It was about this time of year back in 1978 when I approached my mother to tell her that I wanted to jump out of an airplane. Without batting an eye she responded, “Were you planning on wearing a parachute?”
Back in my teenage years, I had a couple of items on my life list. One was to sail on a tall ship, and the other was to try parachuting. I confess I haven’t made much progress on the tall ship goal. I learned quite early in life that I can get sea sick in the Holiday Inn hot-tub. So the notion of circumnavigating the globe in a square-rigger seemed unlikely despite a love for nautical novels. But I was still attracted to the idea of trying my hand – and the rest of my body – at skydiving. To me, getting myself out that open plane door was a significant mental hurdle to surmount. After all, skiing is an exciting sport, but it’s also logical. There is a hill and you slide down it on two wooden slats. It makes sense. On the other hand, when you get into a small plane, you’re really not supposed to get out of it again until it safely lands. So leaping out midflight, 2,800 feet about the very hard ground seems like lunacy.
Even though I was 18 years old at the time, I was fully prepared for my mother to veto the idea, you know, because of the whole lunacy thing. But she didn’t. She may well have thought the idea would never leave the limited confines of my brainpan. I did occasionally have a reputation for being all wind-up and no pitch. So, she probably thought the plan would simply fade away like so many of my other harebrained schemes.

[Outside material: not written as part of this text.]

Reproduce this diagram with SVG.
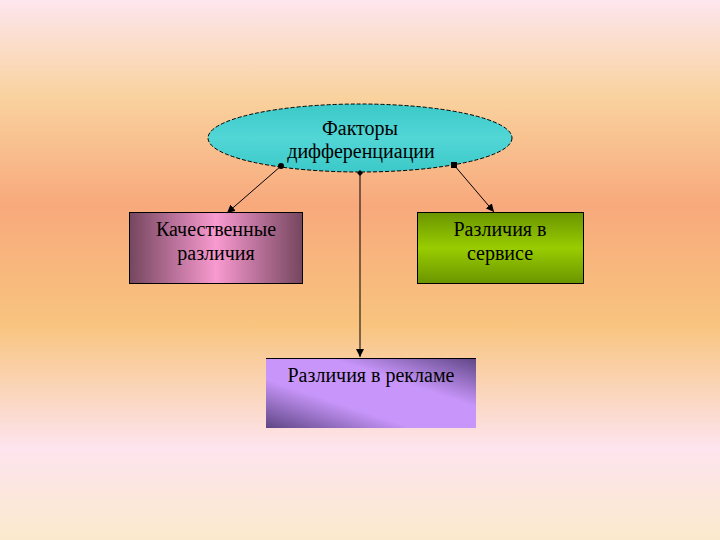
<svg xmlns="http://www.w3.org/2000/svg" width="720" height="540" viewBox="0 0 720 540">
<defs>
<linearGradient id="bg" x1="0" y1="0" x2="0" y2="1">
<stop offset="0" stop-color="#fde6ee"/>
<stop offset="0.18" stop-color="#f9d29e"/>
<stop offset="0.38" stop-color="#f8a97c"/>
<stop offset="0.6" stop-color="#f8c47e"/>
<stop offset="0.83" stop-color="#fde4ee"/>
<stop offset="1" stop-color="#fbe9cc"/>
</linearGradient>
<linearGradient id="gPink" x1="0" y1="0" x2="1" y2="0">
<stop offset="0" stop-color="#75465f"/>
<stop offset="0.5" stop-color="#f99ad0"/>
<stop offset="1" stop-color="#75465f"/>
</linearGradient>
<linearGradient id="gGreen" x1="0" y1="0" x2="0" y2="1">
<stop offset="0" stop-color="#6b9500"/>
<stop offset="0.5" stop-color="#99cc00"/>
<stop offset="1" stop-color="#6b9500"/>
</linearGradient>
<linearGradient id="gPurple" x1="0" y1="1" x2="1" y2="0">
<stop offset="0" stop-color="#5e4585"/>
<stop offset="0.35" stop-color="#c896fa"/>
<stop offset="0.65" stop-color="#c896fa"/>
<stop offset="1" stop-color="#5e4585"/>
</linearGradient>
<linearGradient id="gTeal" x1="0" y1="0" x2="0" y2="1">
<stop offset="0" stop-color="#3cc9c9"/>
<stop offset="0.5" stop-color="#52d6d6"/>
<stop offset="1" stop-color="#3cc9c9"/>
</linearGradient>
<marker id="arr" viewBox="0 0 10 10" refX="10" refY="5" markerWidth="8" markerHeight="8" orient="auto-start-reverse" markerUnits="userSpaceOnUse">
<path d="M0,0 L10,5 L0,10 z" fill="#000"/>
</marker>
<marker id="dot" viewBox="0 0 10 10" refX="5" refY="5" markerWidth="6" markerHeight="6" markerUnits="userSpaceOnUse">
<circle cx="5" cy="5" r="5" fill="#000"/>
</marker>
<marker id="dia" viewBox="0 0 10 10" refX="5" refY="5" markerWidth="6" markerHeight="6" markerUnits="userSpaceOnUse">
<path d="M5,0 L10,5 L5,10 L0,5 z" fill="#000"/>
</marker>
<marker id="sq" viewBox="0 0 10 10" refX="5" refY="5" markerWidth="6" markerHeight="6" markerUnits="userSpaceOnUse">
<rect x="0" y="0" width="10" height="10" fill="#000"/>
</marker>
</defs>
<style>
text{font-family:"Liberation Serif","Times New Roman",serif;font-size:20px;fill:#000;text-anchor:middle}
.box{stroke:#000;stroke-width:1}
.c{stroke:#000;stroke-width:1;fill:none}
</style>
<rect x="0" y="0" width="720" height="540" fill="url(#bg)"/>
<g id="factors">
<ellipse cx="360" cy="138" rx="152" ry="34" fill="url(#gTeal)" stroke="#000" stroke-width="1" stroke-dasharray="4,2"/>
<text x="360" y="135">Факторы</text>
<text x="361" y="158">дифференциации</text>
</g>
<g id="quality">
<rect class="box" x="129.5" y="212.5" width="173" height="71" fill="url(#gPink)"/>
<text x="216" y="236">Качественные</text>
<text x="216" y="260">различия</text>
</g>
<g id="service">
<rect class="box" x="417.5" y="212.5" width="166" height="71" fill="url(#gGreen)"/>
<text x="500" y="236">Различия в</text>
<text x="500" y="260">сервисе</text>
</g>
<g id="ads">
<rect x="266" y="358" width="210" height="70" fill="url(#gPurple)"/>
<line x1="266" y1="358.5" x2="476" y2="358.5" stroke="#000" stroke-width="1"/>
<text x="371" y="382">Различия в рекламе</text>
</g>
<g id="connectors">
<line class="c" x1="281" y1="166" x2="227" y2="213" marker-start="url(#dot)" marker-end="url(#arr)"/>
<line class="c" x1="360" y1="173" x2="360" y2="357" marker-start="url(#dia)" marker-end="url(#arr)"/>
<line class="c" x1="454" y1="165" x2="494" y2="212" marker-start="url(#sq)" marker-end="url(#arr)"/>
</g>
</svg>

But it didn’t. I really wanted to try it, to test myself, and to see if I could live down getting seasick in that Holiday Inn hot-tub.
I signed up for the one-day course at the Toronto Parachute School based in Arthur, just north of the city. I spent nearly the entire day training for what to do in the remote chance that something went wrong – or in parachuting parlance, a minor or major malfunction. Several experienced skydivers were jumping that day while my fellow trainees and I practised our exit from the plan and our arch. We took a break for lunch and watched as six skydivers jumped from about 10,000 feet for a very long freefall before pulling their ripcords. We watched five parachutes blossom, but the sixth just flapped behind the last jumper like a big red streamer. We could hear our instructor repeating to himself in increasingly agitated tones: “Come on Bob, hit the reserve, PULL THE RESERVE!” Finally, when it looked as if Bob was just about out of airspace, his reserve chute deployed and he landed gently in the nearby field.
Over the loudspeaker, the head of the school piped up: “Well folks, congratulations to Bob, who has just successfully landed his first minor malfunction. Well done and drinks are on him.” Everybody cheered. Half my class left immediately without even seeking a refund. But I stayed.
Later that evening, when the sun had already dipped below the horizon, I took off in what I seem to remember was a Cessna 206. When we reached our jump altitude of 2,800, the sun was well above the horizon and shining brightly. I was first up. I slid to the open door and swung my legs out into the whipping slipstream as I’d been taught. At the appointed moment, the jumpmaster tapped my shoulder and I pushed out into my arch and started my count. My static line triggered the parachute about two seconds after I left the plane and I felt that happy tug and watched as my old-school canopy chute opened above me.
I remember just how silent it was when I was on my own floating down, the plane by then a small speck in the distance. I landed safely. Over the course of the next several months, I jumped six more times, but by that stage, the thrill had worn off. Years later, my mother admitted her unbridled hysteria at the thought of my exiting the door of a plane.